━━━━━ Provided data

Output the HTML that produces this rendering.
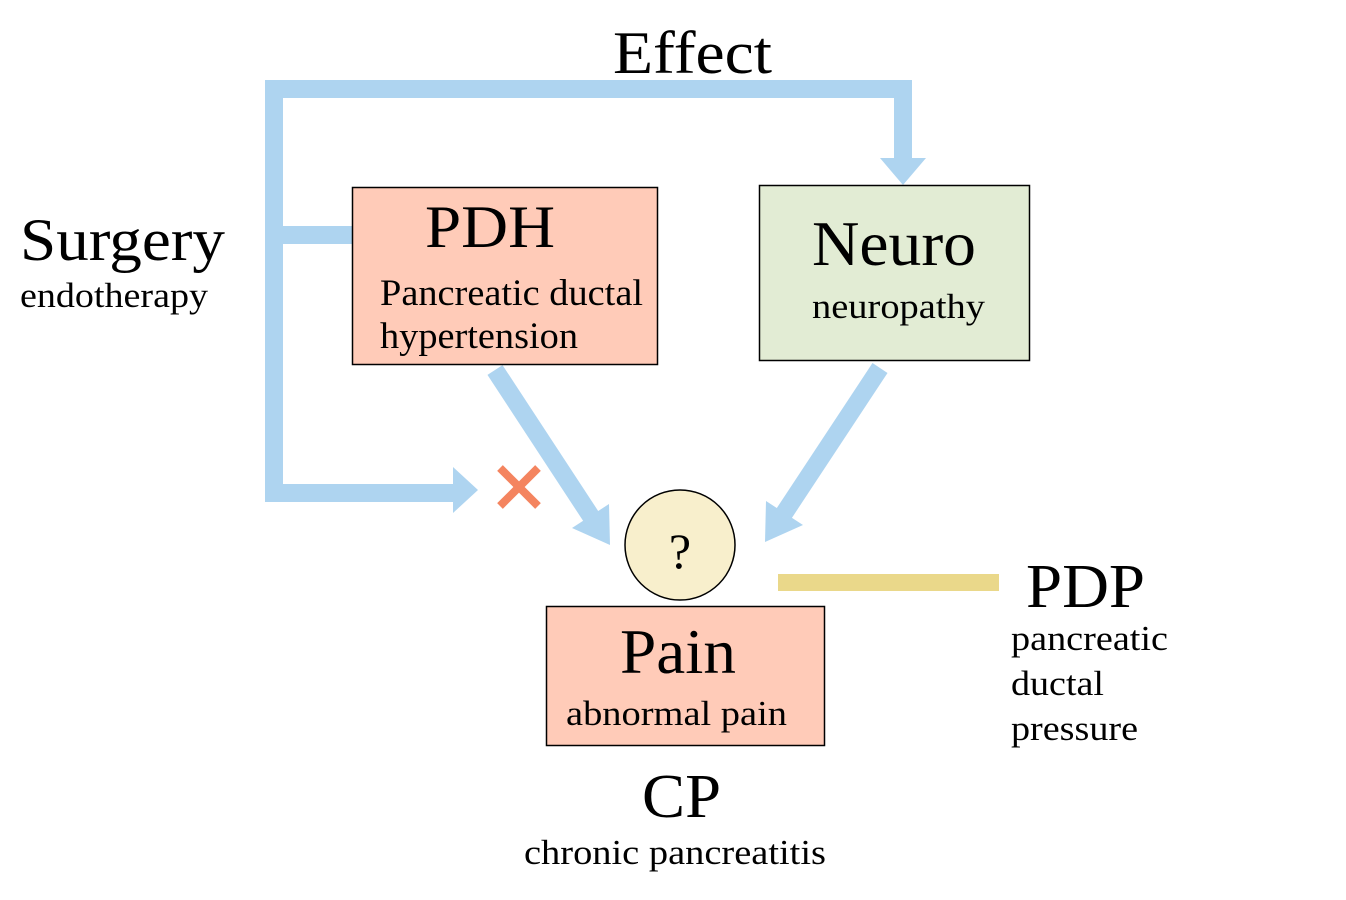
<!DOCTYPE html>
<html><head><meta charset="utf-8"><style>
html,body{margin:0;padding:0;background:#fff;width:1346px;height:900px;overflow:hidden}
text{font-family:"Liberation Serif",serif;fill:#000}
</style></head><body>
<svg width="1346" height="900" viewBox="0 0 1346 900">
<g fill="#aed4f0">
<rect x="265" y="80" width="647" height="18"/>
<rect x="265" y="80" width="18" height="422"/>
<rect x="283" y="226" width="70" height="18"/>
<rect x="265" y="484" width="190" height="18"/>
<polygon points="453,467 453,513 478,490"/>
<rect x="894" y="80" width="18" height="80"/>
<polygon points="880,158 926,158 903,185"/>
</g>
<g>
<line x1="495" y1="370" x2="592" y2="518" stroke="#aed4f0" stroke-width="18"/>
<polygon points="572,528 609,504 610,545" fill="#aed4f0"/>
</g>
<g>
<line x1="880" y1="368" x2="783" y2="515" stroke="#aed4f0" stroke-width="18"/>
<polygon points="803,525 766,501 765,542" fill="#aed4f0"/>
</g>
<g stroke="#f4845f" stroke-width="8">
<line x1="500" y1="468" x2="538" y2="506"/><line x1="538" y1="468" x2="500" y2="506"/>
</g>
<rect x="778" y="574" width="221" height="17" fill="#ead88a"/>
<g>
<rect x="352.5" y="187.5" width="305" height="177" fill="#ffcbb8" stroke="#000" stroke-width="1.5"/>
<text x="425" y="247" font-size="60" textLength="130" lengthAdjust="spacingAndGlyphs">PDH</text>
<text x="380" y="305" font-size="37" textLength="263" lengthAdjust="spacingAndGlyphs">Pancreatic ductal</text>
<text x="380" y="348" font-size="37" textLength="198" lengthAdjust="spacingAndGlyphs">hypertension</text>
</g>
<g>
<rect x="759.5" y="185.5" width="270" height="175" fill="#e2ecd4" stroke="#000" stroke-width="1.5"/>
<text x="812" y="265" font-size="64" textLength="164" lengthAdjust="spacingAndGlyphs">Neuro</text>
<text x="812" y="318" font-size="35" textLength="173" lengthAdjust="spacingAndGlyphs">neuropathy</text>
</g>
<g>
<circle cx="680" cy="545" r="55" fill="#f8efcc" stroke="#000" stroke-width="1.5"/>
<text x="680" y="568" font-size="50" text-anchor="middle">?</text>
</g>
<g>
<rect x="546.5" y="606.5" width="278" height="139" fill="#ffcbb8" stroke="#000" stroke-width="1.5"/>
<text x="620" y="673" font-size="64" textLength="116" lengthAdjust="spacingAndGlyphs">Pain</text>
<text x="566" y="725" font-size="35" textLength="221" lengthAdjust="spacingAndGlyphs">abnormal pain</text>
</g>
<text x="613" y="73" font-size="60" textLength="159" lengthAdjust="spacingAndGlyphs">Effect</text>
<text x="20" y="260" font-size="60" textLength="205" lengthAdjust="spacingAndGlyphs">Surgery</text>
<text x="20" y="307" font-size="35" textLength="188" lengthAdjust="spacingAndGlyphs">endotherapy</text>
<text x="642" y="817" font-size="62" textLength="79" lengthAdjust="spacingAndGlyphs">CP</text>
<text x="524" y="864" font-size="35" textLength="302" lengthAdjust="spacingAndGlyphs">chronic pancreatitis</text>
<text x="1026" y="607" font-size="62" textLength="119" lengthAdjust="spacingAndGlyphs">PDP</text>
<text x="1011" y="650" font-size="35" textLength="157" lengthAdjust="spacingAndGlyphs">pancreatic</text>
<text x="1011" y="695" font-size="35" textLength="93" lengthAdjust="spacingAndGlyphs">ductal</text>
<text x="1011" y="740" font-size="35" textLength="127" lengthAdjust="spacingAndGlyphs">pressure</text>
</svg>
</body></html>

━━━━━━━━━━

__Given problem__. Leave out the pictures and print every line of the data exactly.

__Response for this exercise__.
Output the HTML that produces this rendering.
<!DOCTYPE html>
<html><head><meta charset="utf-8"><style>
html,body{margin:0;padding:0;background:#fff;width:1346px;height:900px;overflow:hidden}
text{font-family:"Liberation Serif",serif;fill:#000}
</style></head><body>
<svg width="1346" height="900" viewBox="0 0 1346 900">
<g fill="#aed4f0">
<rect x="265" y="80" width="647" height="18"/>
<rect x="265" y="80" width="18" height="422"/>
<rect x="283" y="226" width="70" height="18"/>
<rect x="265" y="484" width="190" height="18"/>
<polygon points="453,467 453,513 478,490"/>
<rect x="894" y="80" width="18" height="80"/>
<polygon points="880,158 926,158 903,185"/>
</g>
<g>
<line x1="495" y1="370" x2="592" y2="518" stroke="#aed4f0" stroke-width="18"/>
<polygon points="572,528 609,504 610,545" fill="#aed4f0"/>
</g>
<g>
<line x1="880" y1="368" x2="783" y2="515" stroke="#aed4f0" stroke-width="18"/>
<polygon points="803,525 766,501 765,542" fill="#aed4f0"/>
</g>
<g stroke="#f4845f" stroke-width="8">
<line x1="500" y1="468" x2="538" y2="506"/><line x1="538" y1="468" x2="500" y2="506"/>
</g>
<rect x="778" y="574" width="221" height="17" fill="#ead88a"/>
<g>
<rect x="352.5" y="187.5" width="305" height="177" fill="#ffcbb8" stroke="#000" stroke-width="1.5"/>
<text x="425" y="247" font-size="60" textLength="130" lengthAdjust="spacingAndGlyphs">PDH</text>
<text x="380" y="305" font-size="37" textLength="263" lengthAdjust="spacingAndGlyphs">Pancreatic ductal</text>
<text x="380" y="348" font-size="37" textLength="198" lengthAdjust="spacingAndGlyphs">hypertension</text>
</g>
<g>
<rect x="759.5" y="185.5" width="270" height="175" fill="#e2ecd4" stroke="#000" stroke-width="1.5"/>
<text x="812" y="265" font-size="64" textLength="164" lengthAdjust="spacingAndGlyphs">Neuro</text>
<text x="812" y="318" font-size="35" textLength="173" lengthAdjust="spacingAndGlyphs">neuropathy</text>
</g>
<g>
<circle cx="680" cy="545" r="55" fill="#f8efcc" stroke="#000" stroke-width="1.5"/>
<text x="680" y="568" font-size="50" text-anchor="middle">?</text>
</g>
<g>
<rect x="546.5" y="606.5" width="278" height="139" fill="#ffcbb8" stroke="#000" stroke-width="1.5"/>
<text x="620" y="673" font-size="64" textLength="116" lengthAdjust="spacingAndGlyphs">Pain</text>
<text x="566" y="725" font-size="35" textLength="221" lengthAdjust="spacingAndGlyphs">abnormal pain</text>
</g>
<text x="613" y="73" font-size="60" textLength="159" lengthAdjust="spacingAndGlyphs">Effect</text>
<text x="20" y="260" font-size="60" textLength="205" lengthAdjust="spacingAndGlyphs">Surgery</text>
<text x="20" y="307" font-size="35" textLength="188" lengthAdjust="spacingAndGlyphs">endotherapy</text>
<text x="642" y="817" font-size="62" textLength="79" lengthAdjust="spacingAndGlyphs">CP</text>
<text x="524" y="864" font-size="35" textLength="302" lengthAdjust="spacingAndGlyphs">chronic pancreatitis</text>
<text x="1026" y="607" font-size="62" textLength="119" lengthAdjust="spacingAndGlyphs">PDP</text>
<text x="1011" y="650" font-size="35" textLength="157" lengthAdjust="spacingAndGlyphs">pancreatic</text>
<text x="1011" y="695" font-size="35" textLength="93" lengthAdjust="spacingAndGlyphs">ductal</text>
<text x="1011" y="740" font-size="35" textLength="127" lengthAdjust="spacingAndGlyphs">pressure</text>
</svg>
</body></html>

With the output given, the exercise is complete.